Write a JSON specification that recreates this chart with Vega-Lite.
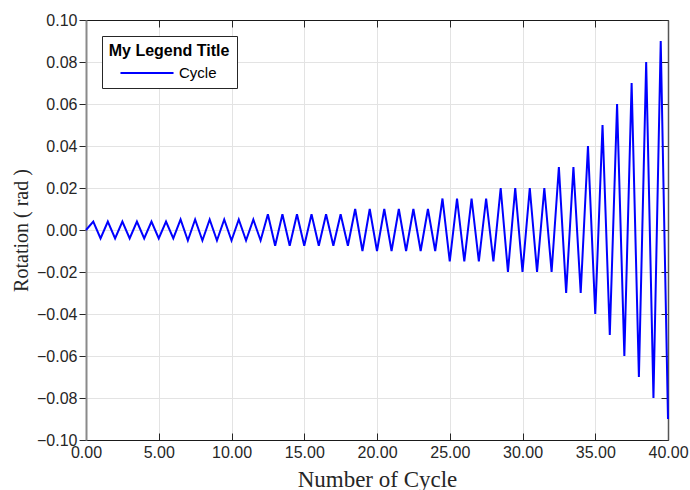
{
  "$schema": "https://vega.github.io/schema/vega-lite/v6.json",
  "width": 582,
  "height": 420,
  "autosize": {"type": "none"},
  "padding": {"left": 86, "top": 20, "right": 22, "bottom": 50},
  "background": "white",
  "config": {
    "view": {"stroke": null},
    "axis": {
      "labelFont": "Liberation Sans",
      "labelFontSize": 16,
      "labelColor": "#262626",
      "labelFlush": false,
      "titleFont": "Liberation Serif",
      "titleFontWeight": "normal",
      "titleColor": "#262626",
      "gridColor": "#e3e3e3",
      "gridWidth": 1,
      "tickColor": "#262626",
      "domainColor": "#262626"
    }
  },
  "data": {
    "values": [
      {"cycle": 0, "rotation": 0},
      {"cycle": 0.5, "rotation": 0.004}, {"cycle": 1, "rotation": -0.004},
      {"cycle": 1.5, "rotation": 0.004}, {"cycle": 2, "rotation": -0.004},
      {"cycle": 2.5, "rotation": 0.004}, {"cycle": 3, "rotation": -0.004},
      {"cycle": 3.5, "rotation": 0.004}, {"cycle": 4, "rotation": -0.004},
      {"cycle": 4.5, "rotation": 0.004}, {"cycle": 5, "rotation": -0.004},
      {"cycle": 5.5, "rotation": 0.004}, {"cycle": 6, "rotation": -0.004},
      {"cycle": 6.5, "rotation": 0.005}, {"cycle": 7, "rotation": -0.005},
      {"cycle": 7.5, "rotation": 0.005}, {"cycle": 8, "rotation": -0.005},
      {"cycle": 8.5, "rotation": 0.005}, {"cycle": 9, "rotation": -0.005},
      {"cycle": 9.5, "rotation": 0.005}, {"cycle": 10, "rotation": -0.005},
      {"cycle": 10.5, "rotation": 0.005}, {"cycle": 11, "rotation": -0.005},
      {"cycle": 11.5, "rotation": 0.005}, {"cycle": 12, "rotation": -0.005},
      {"cycle": 12.5, "rotation": 0.0075}, {"cycle": 13, "rotation": -0.0075},
      {"cycle": 13.5, "rotation": 0.0075}, {"cycle": 14, "rotation": -0.0075},
      {"cycle": 14.5, "rotation": 0.0075}, {"cycle": 15, "rotation": -0.0075},
      {"cycle": 15.5, "rotation": 0.0075}, {"cycle": 16, "rotation": -0.0075},
      {"cycle": 16.5, "rotation": 0.0075}, {"cycle": 17, "rotation": -0.0075},
      {"cycle": 17.5, "rotation": 0.0075}, {"cycle": 18, "rotation": -0.0075},
      {"cycle": 18.5, "rotation": 0.01}, {"cycle": 19, "rotation": -0.01},
      {"cycle": 19.5, "rotation": 0.01}, {"cycle": 20, "rotation": -0.01},
      {"cycle": 20.5, "rotation": 0.01}, {"cycle": 21, "rotation": -0.01},
      {"cycle": 21.5, "rotation": 0.01}, {"cycle": 22, "rotation": -0.01},
      {"cycle": 22.5, "rotation": 0.01}, {"cycle": 23, "rotation": -0.01},
      {"cycle": 23.5, "rotation": 0.01}, {"cycle": 24, "rotation": -0.01},
      {"cycle": 24.5, "rotation": 0.015}, {"cycle": 25, "rotation": -0.015},
      {"cycle": 25.5, "rotation": 0.015}, {"cycle": 26, "rotation": -0.015},
      {"cycle": 26.5, "rotation": 0.015}, {"cycle": 27, "rotation": -0.015},
      {"cycle": 27.5, "rotation": 0.015}, {"cycle": 28, "rotation": -0.015},
      {"cycle": 28.5, "rotation": 0.02}, {"cycle": 29, "rotation": -0.02},
      {"cycle": 29.5, "rotation": 0.02}, {"cycle": 30, "rotation": -0.02},
      {"cycle": 30.5, "rotation": 0.02}, {"cycle": 31, "rotation": -0.02},
      {"cycle": 31.5, "rotation": 0.02}, {"cycle": 32, "rotation": -0.02},
      {"cycle": 32.5, "rotation": 0.03}, {"cycle": 33, "rotation": -0.03},
      {"cycle": 33.5, "rotation": 0.03}, {"cycle": 34, "rotation": -0.03},
      {"cycle": 34.5, "rotation": 0.04}, {"cycle": 35, "rotation": -0.04},
      {"cycle": 35.5, "rotation": 0.05}, {"cycle": 36, "rotation": -0.05},
      {"cycle": 36.5, "rotation": 0.06}, {"cycle": 37, "rotation": -0.06},
      {"cycle": 37.5, "rotation": 0.07}, {"cycle": 38, "rotation": -0.07},
      {"cycle": 38.5, "rotation": 0.08}, {"cycle": 39, "rotation": -0.08},
      {"cycle": 39.5, "rotation": 0.09}, {"cycle": 40, "rotation": -0.09}
    ]
  },
  "layer": [
    {
      "mark": {"type": "line", "strokeWidth": 2, "strokeOpacity": 0},
      "encoding": {
        "x": {
          "field": "cycle", "type": "quantitative",
          "scale": {"domain": [0, 40], "nice": false, "zero": false},
          "axis": {"orient": "top", "title": null, "labels": false, "grid": true,
                   "values": [0, 5, 10, 15, 20, 25, 30, 35, 40],
                   "tickSize": -7, "domainColor": "#1a1a1a", "domainWidth": 1.2}
        },
        "y": {
          "field": "rotation", "type": "quantitative",
          "scale": {"domain": [-0.1, 0.1], "nice": false, "zero": false},
          "axis": {"orient": "right", "title": null, "labels": false, "grid": true,
                   "values": [-0.1, -0.08, -0.06, -0.04, -0.02, 0, 0.02, 0.04, 0.06, 0.08, 0.1],
                   "tickSize": -7, "domainColor": "#555555", "domainWidth": 1.5}
        }
      }
    },
    {
      "mark": {"type": "line", "strokeWidth": 2},
      "encoding": {
        "x": {
          "field": "cycle", "type": "quantitative",
          "axis": {"orient": "bottom", "title": "Number of Cycle", "titleFontSize": 23,
                   "titlePadding": 8, "format": ".2f", "grid": false,
                   "values": [0, 5, 10, 15, 20, 25, 30, 35, 40],
                   "tickSize": -7, "labelPadding": 11, "domainColor": "#1a1a1a", "domainWidth": 1.2}
        },
        "y": {
          "field": "rotation", "type": "quantitative",
          "axis": {"orient": "left", "title": "Rotation ( rad )", "titleFontSize": 20,
                   "titlePadding": 5, "format": ".2f", "grid": false,
                   "values": [-0.1, -0.08, -0.06, -0.04, -0.02, 0, 0.02, 0.04, 0.06, 0.08, 0.1],
                   "tickSize": 7, "labelPadding": 2, "domainColor": "#8a8a8a", "domainWidth": 2}
        },
        "color": {
          "datum": "Cycle",
          "scale": {"range": ["#0000ff"]},
          "legend": {
            "orient": "none", "legendX": 16, "legendY": 16,
            "title": "My Legend Title",
            "titleFont": "Liberation Sans", "titleFontSize": 16, "titleFontWeight": "bold",
            "titleColor": "#000000", "titleAnchor": "middle", "titlePadding": 6,
            "labelFont": "Liberation Sans", "labelFontSize": 15, "labelColor": "#000000",
            "symbolType": "M-4,0H4", "symbolSize": 176, "symbolStrokeWidth": 2,
            "symbolOffset": 17, "labelOffset": 24,
            "strokeColor": "#262626", "fillColor": "white", "padding": 7
          }
        }
      }
    }
  ],
  "resolve": {"axis": {"x": "independent", "y": "independent"}}
}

---

Every line should be retyped exactly, with the pictures omitted.

Write a JSON specification that recreates this chart with Vega-Lite.
{
  "$schema": "https://vega.github.io/schema/vega-lite/v6.json",
  "width": 582,
  "height": 420,
  "autosize": {"type": "none"},
  "padding": {"left": 86, "top": 20, "right": 22, "bottom": 50},
  "background": "white",
  "config": {
    "view": {"stroke": null},
    "axis": {
      "labelFont": "Liberation Sans",
      "labelFontSize": 16,
      "labelColor": "#262626",
      "labelFlush": false,
      "titleFont": "Liberation Serif",
      "titleFontWeight": "normal",
      "titleColor": "#262626",
      "gridColor": "#e3e3e3",
      "gridWidth": 1,
      "tickColor": "#262626",
      "domainColor": "#262626"
    }
  },
  "data": {
    "values": [
      {"cycle": 0, "rotation": 0},
      {"cycle": 0.5, "rotation": 0.004}, {"cycle": 1, "rotation": -0.004},
      {"cycle": 1.5, "rotation": 0.004}, {"cycle": 2, "rotation": -0.004},
      {"cycle": 2.5, "rotation": 0.004}, {"cycle": 3, "rotation": -0.004},
      {"cycle": 3.5, "rotation": 0.004}, {"cycle": 4, "rotation": -0.004},
      {"cycle": 4.5, "rotation": 0.004}, {"cycle": 5, "rotation": -0.004},
      {"cycle": 5.5, "rotation": 0.004}, {"cycle": 6, "rotation": -0.004},
      {"cycle": 6.5, "rotation": 0.005}, {"cycle": 7, "rotation": -0.005},
      {"cycle": 7.5, "rotation": 0.005}, {"cycle": 8, "rotation": -0.005},
      {"cycle": 8.5, "rotation": 0.005}, {"cycle": 9, "rotation": -0.005},
      {"cycle": 9.5, "rotation": 0.005}, {"cycle": 10, "rotation": -0.005},
      {"cycle": 10.5, "rotation": 0.005}, {"cycle": 11, "rotation": -0.005},
      {"cycle": 11.5, "rotation": 0.005}, {"cycle": 12, "rotation": -0.005},
      {"cycle": 12.5, "rotation": 0.0075}, {"cycle": 13, "rotation": -0.0075},
      {"cycle": 13.5, "rotation": 0.0075}, {"cycle": 14, "rotation": -0.0075},
      {"cycle": 14.5, "rotation": 0.0075}, {"cycle": 15, "rotation": -0.0075},
      {"cycle": 15.5, "rotation": 0.0075}, {"cycle": 16, "rotation": -0.0075},
      {"cycle": 16.5, "rotation": 0.0075}, {"cycle": 17, "rotation": -0.0075},
      {"cycle": 17.5, "rotation": 0.0075}, {"cycle": 18, "rotation": -0.0075},
      {"cycle": 18.5, "rotation": 0.01}, {"cycle": 19, "rotation": -0.01},
      {"cycle": 19.5, "rotation": 0.01}, {"cycle": 20, "rotation": -0.01},
      {"cycle": 20.5, "rotation": 0.01}, {"cycle": 21, "rotation": -0.01},
      {"cycle": 21.5, "rotation": 0.01}, {"cycle": 22, "rotation": -0.01},
      {"cycle": 22.5, "rotation": 0.01}, {"cycle": 23, "rotation": -0.01},
      {"cycle": 23.5, "rotation": 0.01}, {"cycle": 24, "rotation": -0.01},
      {"cycle": 24.5, "rotation": 0.015}, {"cycle": 25, "rotation": -0.015},
      {"cycle": 25.5, "rotation": 0.015}, {"cycle": 26, "rotation": -0.015},
      {"cycle": 26.5, "rotation": 0.015}, {"cycle": 27, "rotation": -0.015},
      {"cycle": 27.5, "rotation": 0.015}, {"cycle": 28, "rotation": -0.015},
      {"cycle": 28.5, "rotation": 0.02}, {"cycle": 29, "rotation": -0.02},
      {"cycle": 29.5, "rotation": 0.02}, {"cycle": 30, "rotation": -0.02},
      {"cycle": 30.5, "rotation": 0.02}, {"cycle": 31, "rotation": -0.02},
      {"cycle": 31.5, "rotation": 0.02}, {"cycle": 32, "rotation": -0.02},
      {"cycle": 32.5, "rotation": 0.03}, {"cycle": 33, "rotation": -0.03},
      {"cycle": 33.5, "rotation": 0.03}, {"cycle": 34, "rotation": -0.03},
      {"cycle": 34.5, "rotation": 0.04}, {"cycle": 35, "rotation": -0.04},
      {"cycle": 35.5, "rotation": 0.05}, {"cycle": 36, "rotation": -0.05},
      {"cycle": 36.5, "rotation": 0.06}, {"cycle": 37, "rotation": -0.06},
      {"cycle": 37.5, "rotation": 0.07}, {"cycle": 38, "rotation": -0.07},
      {"cycle": 38.5, "rotation": 0.08}, {"cycle": 39, "rotation": -0.08},
      {"cycle": 39.5, "rotation": 0.09}, {"cycle": 40, "rotation": -0.09}
    ]
  },
  "layer": [
    {
      "mark": {"type": "line", "strokeWidth": 2, "strokeOpacity": 0},
      "encoding": {
        "x": {
          "field": "cycle", "type": "quantitative",
          "scale": {"domain": [0, 40], "nice": false, "zero": false},
          "axis": {"orient": "top", "title": null, "labels": false, "grid": true,
                   "values": [0, 5, 10, 15, 20, 25, 30, 35, 40],
                   "tickSize": -7, "domainColor": "#1a1a1a", "domainWidth": 1.2}
        },
        "y": {
          "field": "rotation", "type": "quantitative",
          "scale": {"domain": [-0.1, 0.1], "nice": false, "zero": false},
          "axis": {"orient": "right", "title": null, "labels": false, "grid": true,
                   "values": [-0.1, -0.08, -0.06, -0.04, -0.02, 0, 0.02, 0.04, 0.06, 0.08, 0.1],
                   "tickSize": -7, "domainColor": "#555555", "domainWidth": 1.5}
        }
      }
    },
    {
      "mark": {"type": "line", "strokeWidth": 2},
      "encoding": {
        "x": {
          "field": "cycle", "type": "quantitative",
          "axis": {"orient": "bottom", "title": "Number of Cycle", "titleFontSize": 23,
                   "titlePadding": 8, "format": ".2f", "grid": false,
                   "values": [0, 5, 10, 15, 20, 25, 30, 35, 40],
                   "tickSize": -7, "labelPadding": 11, "domainColor": "#1a1a1a", "domainWidth": 1.2}
        },
        "y": {
          "field": "rotation", "type": "quantitative",
          "axis": {"orient": "left", "title": "Rotation ( rad )", "titleFontSize": 20,
                   "titlePadding": 5, "format": ".2f", "grid": false,
                   "values": [-0.1, -0.08, -0.06, -0.04, -0.02, 0, 0.02, 0.04, 0.06, 0.08, 0.1],
                   "tickSize": 7, "labelPadding": 2, "domainColor": "#8a8a8a", "domainWidth": 2}
        },
        "color": {
          "datum": "Cycle",
          "scale": {"range": ["#0000ff"]},
          "legend": {
            "orient": "none", "legendX": 16, "legendY": 16,
            "title": "My Legend Title",
            "titleFont": "Liberation Sans", "titleFontSize": 16, "titleFontWeight": "bold",
            "titleColor": "#000000", "titleAnchor": "middle", "titlePadding": 6,
            "labelFont": "Liberation Sans", "labelFontSize": 15, "labelColor": "#000000",
            "symbolType": "M-4,0H4", "symbolSize": 176, "symbolStrokeWidth": 2,
            "symbolOffset": 17, "labelOffset": 24,
            "strokeColor": "#262626", "fillColor": "white", "padding": 7
          }
        }
      }
    }
  ],
  "resolve": {"axis": {"x": "independent", "y": "independent"}}
}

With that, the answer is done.